Unfortunately, an equally fundamental truth is that hay thrown every which way in July will probably stay that way until October. The barn was overloaded too. I regaled my hay man with all of the
reasons why he should stop any further delivery. I couldn't stack any more. Alone. “I'll never get it stacked,” I cried, tears streaming down my face. As a result, this weekend I shall have to pay my contractor to put a post in to remedy the sagging joist. I couldn't properly stack the rest, and the hay is unbalanced. Nonetheless, the hay is in and I am secretly grateful. I need only another six to eight hundred bales, which shall be delivered weekly, as I had wanted hay to be delivered all along. The anticipated hay is excellent, I've heard, and shall arrive in manageable increments.

There is something so satisfying about stacking hay in brisk cold air, wearing gloves that are not soggy from the heat, and having coveralls that effectively cover all, so no hay pierces one's skin. It was a good feeling to start to restack the cows' hay in the upper level of the carriage house. Half of it is neat and finished and under a mantle of black plastic. The floor is now swept clean. All of the scraps are in the hay chute. Order has successfully claimed this day. I put up a basket in which to keep my gloves, which are frequently misplaced. And I've added a convenient pad and pencil on a string to write down the amounts of hay and grain that I use. Recently a friend gave me some chickens that were about to molt. They now live in the carriage chicken coop next to the nicely stacked hay. No eggs. I don't exactly know how to fatten them, but I'm trying. Five are marked for the pot. However, there has been of late not only the absence of a gas-cooking stove, but the woodstove that has helped me cook has developed a crack and I'm reluctant to use it until it is repaired. However, ingenuity has triumphed. The brisk chill air has demanded something more sustaining than an omelet cooked on a hot plate when coming inside from the wind blasting Greenleaf in the afternoon. (Someone told me there are very few winds that come from the north. He should have been here today.) I couldn't find any of my old iron pots in which I could cook in the fireplace, so I simply
wrapped some potatoes in aluminum foil and put them under the ashes in the living room fire. It has been heaven to be able to come in from the barn and pull out beautiful baked potatoes that melt butter instantly. They are perfect. Absolutely perfect.

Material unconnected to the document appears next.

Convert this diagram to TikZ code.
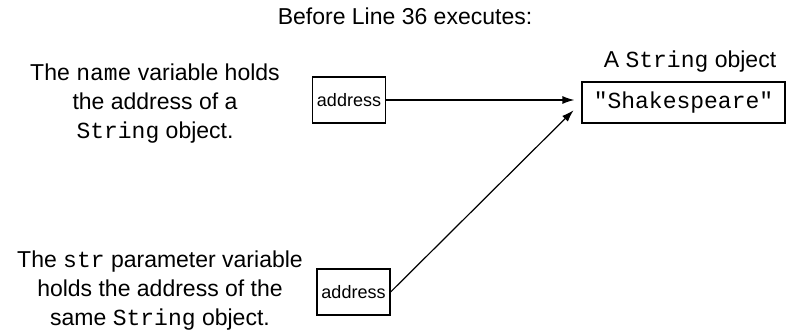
\documentclass[tikz,border=0pt]{standalone}
\usepackage{fontspec}
\setmainfont{Liberation Sans}
\setmonofont{Liberation Mono}
\usetikzlibrary{positioning}
\usetikzlibrary{arrows.meta}

\begin{document}
\begin{tikzpicture}[x=0.5pt, y=-0.5pt, line width=0.6pt,
    note/.style={inner sep=0pt, align=center, font=\fontsize{11.5}{14.5}\selectfont},
    addrbox/.style={draw, inner sep=0pt, minimum width=36.5pt, minimum height=23pt, font=\fontsize{9}{11}\selectfont},
    objbox/.style={draw, inner sep=0pt, minimum width=101.5pt, minimum height=20.5pt, font=\fontsize{11.5}{14}\selectfont\ttfamily},
    ref/.style={-{Latex[length=6pt, width=4pt]}}]
    \useasboundingbox (0,0) rectangle (786,331);
    % Nodes

    \node[note, anchor=base] (title) at (405, 25) {Before Line 36 executes:};
    \node[note, anchor=north] (namenote) at (155, 63) {The \texttt{name} variable holds\\the address of a\\ \texttt{String} object.};
    \node[note, anchor=north] (strnote) at (160, 250) {The \texttt{str} parameter variable\\holds the address of the\\same \texttt{String} object.};
    \node[addrbox] (nameaddr) at (349, 100) {address};
    \node[addrbox] (straddr) at (353.5, 292) {address};
    \node[objbox] (strobj) at (683.5, 102.5) {"Shakespeare"};
    \node[note, anchor=base] (objlabel) at (690, 68) {A \texttt{String} object};
    % Arrows

    \draw[ref, shorten >=3.5pt] (nameaddr.east) -- (nameaddr.east -| strobj.west);
    \draw[ref, shorten >=5.5pt] (straddr.east) -- (strobj.west);

\end{tikzpicture}
\end{document}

One night last winter I read a memorable passage from a Georges Simenon book about the redoubtable Inspector Maigret. One in which he went downstairs into a French farmhouse kitchen (Normandy, I'd like to imagine) at four-thirty in the morning. The lord of the manor, and he was a French version of a lord, was eating a bowl of hot soup. The soup had been simmering on the back of a big old coal stove all night. Maigret ladled himself out a bowl and ate, in silence. I imagined that soup to be very, very thick and fairly smooth, with the only real texture from small pieces of fatty ham. Like our slab bacon, in one-inch chunks. Somehow, that soup always has seemed to be a pale orange in my mind's eye. Perhaps it's been colored by a few carrots, so the soup is not too sweet, and by the orange rutabagas of my childhood (I hated them) that my mother used as the obligatory yellow vegetable so often in the winter. I'm not certain I'd even like that soup. The Norman French don't use much garlic. But I wanted that soup. Here, in the morning. Eaten in silence without a word to the dogs. Before going outside.